GOAL
Set the listing down again in full, word for word, with the pictures left out.

PROVIDED DATA

_ _ _

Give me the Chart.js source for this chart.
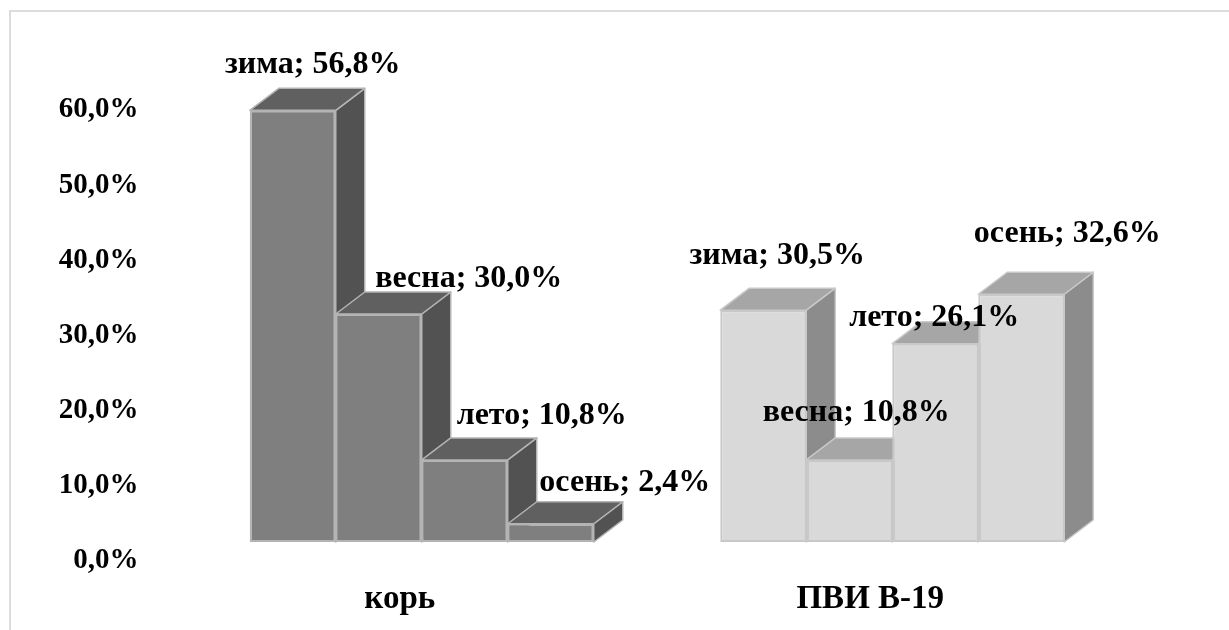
<!DOCTYPE html>
<html>
<head>
<meta charset="utf-8">
<script src="https://cdn.jsdelivr.net/npm/chart.js@4/dist/chart.umd.min.js"></script>
<style>
  html, body { margin: 0; padding: 0; background: #fff; overflow: hidden; }
  #wrap { position: relative; width: 1229px; height: 630px; }
  #frame { position: absolute; left: 9px; top: 10px; width: 1300px; height: 700px; border: 2px solid #dcdcdc; }
  canvas { position: absolute; left: 0; top: 0; }
</style>
</head>
<body>
<div id="wrap">
  <div id="frame"></div>
  <canvas id="seasonChart" width="1229" height="630"></canvas>
</div>
<script>
const infections = ["корь", "ПВИ В-19"];
const seasons = ["зима", "весна", "лето", "осень"];
const winter = [56.8, 30.5];
const spring = [30.0, 10.8];
const summer = [10.8, 26.1];
const autumn = [2.4, 32.6];
const yTicks = [0, 10, 20, 30, 40, 50, 60];

const frontColors = ["#7f7f7f", "#d9d9d9"];
const topColors = ["#606060", "#a6a6a6"];
const sideColors = ["#525252", "#8c8c8c"];
const edgeColors = ["#b4b4b4", "#c8c8c8"];

// labels were pulled off the bars by hand, offsets per dataset and group from bar centre / top
const labelShift = [
  [[20, -46], [14, -54]],
  [[90, -35], [7, -47]],
  [[77, -44], [-1, -26]],
  [[74, -41], [46, -60]]
];

const FONT = '"Liberation Serif", "Times New Roman", serif';
const DEPTH_X = 29;
const DEPTH_Y = 22;

const fmt = (v) => v.toFixed(1).replace(".", ",") + "%";

function face(ctx, pts, fill, stroke) {
  ctx.beginPath();
  pts.forEach((p, i) => (i ? ctx.lineTo(p[0], p[1]) : ctx.moveTo(p[0], p[1])));
  ctx.closePath();
  ctx.fillStyle = fill;
  ctx.fill();
  ctx.strokeStyle = stroke;
  ctx.lineWidth = 1.5;
  ctx.stroke();
}

// side and top faces go under the bars, left to right
const boxFaces = {
  id: "boxFaces",
  beforeDatasetsDraw(chart) {
    const ctx = chart.ctx;
    ctx.save();
    ctx.lineJoin = "round";
    infections.forEach((_, g) => {
      seasons.forEach((_, d) => {
        const b = chart.getDatasetMeta(d).data[g];
        const l = b.x - b.width / 2;
        const r = b.x + b.width / 2;
        face(ctx, [[r, b.y], [r + DEPTH_X, b.y - DEPTH_Y], [r + DEPTH_X, b.base - DEPTH_Y], [r, b.base]], sideColors[g], edgeColors[g]);
        face(ctx, [[l, b.y], [l + DEPTH_X, b.y - DEPTH_Y], [r + DEPTH_X, b.y - DEPTH_Y], [r, b.y]], topColors[g], edgeColors[g]);
      });
    });
    ctx.restore();
  }
};

const valueLabels = {
  id: "valueLabels",
  afterDatasetsDraw(chart) {
    const ctx = chart.ctx;
    ctx.save();
    ctx.font = "bold 32px " + FONT;
    ctx.fillStyle = "#000";
    ctx.textAlign = "center";
    ctx.textBaseline = "middle";
    chart.data.datasets.forEach((ds, d) => {
      ds.data.forEach((v, g) => {
        const b = chart.getDatasetMeta(d).data[g];
        const s = labelShift[d][g];
        ctx.fillText(ds.label + "; " + fmt(v), b.x + s[0], b.y + s[1]);
      });
    });
    ctx.restore();
  }
};

const seriesValues = [winter, spring, summer, autumn];

new Chart(document.getElementById("seasonChart"), {
  type: "bar",
  data: {
    labels: infections,
    datasets: seasons.map((name, i) => ({
      label: name,
      data: seriesValues[i],
      yAxisID: "y",
      backgroundColor: frontColors,
      borderColor: edgeColors,
      borderWidth: 2,
      borderSkipped: false,
      barPercentage: 1,
      categoryPercentage: 344 / 470.5
    }))
  },
  options: {
    responsive: false,
    animation: false,
    layout: { padding: { left: 0, right: 101.5, top: 110, bottom: 0 } },
    plugins: { legend: { display: false }, tooltip: { enabled: false } },
    scales: {
      x: {
        grid: { display: false },
        border: { display: false },
        afterFit(axis) { axis.height = 69; },
        ticks: {
          color: "#000",
          font: { family: FONT, size: 33, weight: "bold" },
          padding: 11,
          labelOffset: -22,
          maxRotation: 0
        }
      },
      // the bars run on their own hidden scale, set lower than the tick labels
      y: {
        display: false,
        min: -2.5,
        max: 56.84
      },
      yLabels: {
        position: "left",
        min: 0,
        max: 60,
        grid: { display: false },
        border: { display: false },
        afterBuildTicks(axis) { axis.ticks = yTicks.map((v) => ({ value: v })); },
        afterFit(axis) { axis.width = 186.5; },
        ticks: {
          color: "#000",
          font: { family: FONT, size: 29, weight: "bold" },
          padding: 40,
          callback: (v) => fmt(v)
        }
      }
    }
  },
  plugins: [boxFaces, valueLabels]
});
</script>
</body>
</html>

_ _ _

TASK SOLUTION
Give me the Chart.js source for this chart.
<!DOCTYPE html>
<html>
<head>
<meta charset="utf-8">
<script src="https://cdn.jsdelivr.net/npm/chart.js@4/dist/chart.umd.min.js"></script>
<style>
  html, body { margin: 0; padding: 0; background: #fff; overflow: hidden; }
  #wrap { position: relative; width: 1229px; height: 630px; }
  #frame { position: absolute; left: 9px; top: 10px; width: 1300px; height: 700px; border: 2px solid #dcdcdc; }
  canvas { position: absolute; left: 0; top: 0; }
</style>
</head>
<body>
<div id="wrap">
  <div id="frame"></div>
  <canvas id="seasonChart" width="1229" height="630"></canvas>
</div>
<script>
const infections = ["корь", "ПВИ В-19"];
const seasons = ["зима", "весна", "лето", "осень"];
const winter = [56.8, 30.5];
const spring = [30.0, 10.8];
const summer = [10.8, 26.1];
const autumn = [2.4, 32.6];
const yTicks = [0, 10, 20, 30, 40, 50, 60];

const frontColors = ["#7f7f7f", "#d9d9d9"];
const topColors = ["#606060", "#a6a6a6"];
const sideColors = ["#525252", "#8c8c8c"];
const edgeColors = ["#b4b4b4", "#c8c8c8"];

// labels were pulled off the bars by hand, offsets per dataset and group from bar centre / top
const labelShift = [
  [[20, -46], [14, -54]],
  [[90, -35], [7, -47]],
  [[77, -44], [-1, -26]],
  [[74, -41], [46, -60]]
];

const FONT = '"Liberation Serif", "Times New Roman", serif';
const DEPTH_X = 29;
const DEPTH_Y = 22;

const fmt = (v) => v.toFixed(1).replace(".", ",") + "%";

function face(ctx, pts, fill, stroke) {
  ctx.beginPath();
  pts.forEach((p, i) => (i ? ctx.lineTo(p[0], p[1]) : ctx.moveTo(p[0], p[1])));
  ctx.closePath();
  ctx.fillStyle = fill;
  ctx.fill();
  ctx.strokeStyle = stroke;
  ctx.lineWidth = 1.5;
  ctx.stroke();
}

// side and top faces go under the bars, left to right
const boxFaces = {
  id: "boxFaces",
  beforeDatasetsDraw(chart) {
    const ctx = chart.ctx;
    ctx.save();
    ctx.lineJoin = "round";
    infections.forEach((_, g) => {
      seasons.forEach((_, d) => {
        const b = chart.getDatasetMeta(d).data[g];
        const l = b.x - b.width / 2;
        const r = b.x + b.width / 2;
        face(ctx, [[r, b.y], [r + DEPTH_X, b.y - DEPTH_Y], [r + DEPTH_X, b.base - DEPTH_Y], [r, b.base]], sideColors[g], edgeColors[g]);
        face(ctx, [[l, b.y], [l + DEPTH_X, b.y - DEPTH_Y], [r + DEPTH_X, b.y - DEPTH_Y], [r, b.y]], topColors[g], edgeColors[g]);
      });
    });
    ctx.restore();
  }
};

const valueLabels = {
  id: "valueLabels",
  afterDatasetsDraw(chart) {
    const ctx = chart.ctx;
    ctx.save();
    ctx.font = "bold 32px " + FONT;
    ctx.fillStyle = "#000";
    ctx.textAlign = "center";
    ctx.textBaseline = "middle";
    chart.data.datasets.forEach((ds, d) => {
      ds.data.forEach((v, g) => {
        const b = chart.getDatasetMeta(d).data[g];
        const s = labelShift[d][g];
        ctx.fillText(ds.label + "; " + fmt(v), b.x + s[0], b.y + s[1]);
      });
    });
    ctx.restore();
  }
};

const seriesValues = [winter, spring, summer, autumn];

new Chart(document.getElementById("seasonChart"), {
  type: "bar",
  data: {
    labels: infections,
    datasets: seasons.map((name, i) => ({
      label: name,
      data: seriesValues[i],
      yAxisID: "y",
      backgroundColor: frontColors,
      borderColor: edgeColors,
      borderWidth: 2,
      borderSkipped: false,
      barPercentage: 1,
      categoryPercentage: 344 / 470.5
    }))
  },
  options: {
    responsive: false,
    animation: false,
    layout: { padding: { left: 0, right: 101.5, top: 110, bottom: 0 } },
    plugins: { legend: { display: false }, tooltip: { enabled: false } },
    scales: {
      x: {
        grid: { display: false },
        border: { display: false },
        afterFit(axis) { axis.height = 69; },
        ticks: {
          color: "#000",
          font: { family: FONT, size: 33, weight: "bold" },
          padding: 11,
          labelOffset: -22,
          maxRotation: 0
        }
      },
      // the bars run on their own hidden scale, set lower than the tick labels
      y: {
        display: false,
        min: -2.5,
        max: 56.84
      },
      yLabels: {
        position: "left",
        min: 0,
        max: 60,
        grid: { display: false },
        border: { display: false },
        afterBuildTicks(axis) { axis.ticks = yTicks.map((v) => ({ value: v })); },
        afterFit(axis) { axis.width = 186.5; },
        ticks: {
          color: "#000",
          font: { family: FONT, size: 29, weight: "bold" },
          padding: 40,
          callback: (v) => fmt(v)
        }
      }
    }
  },
  plugins: [boxFaces, valueLabels]
});
</script>
</body>
</html>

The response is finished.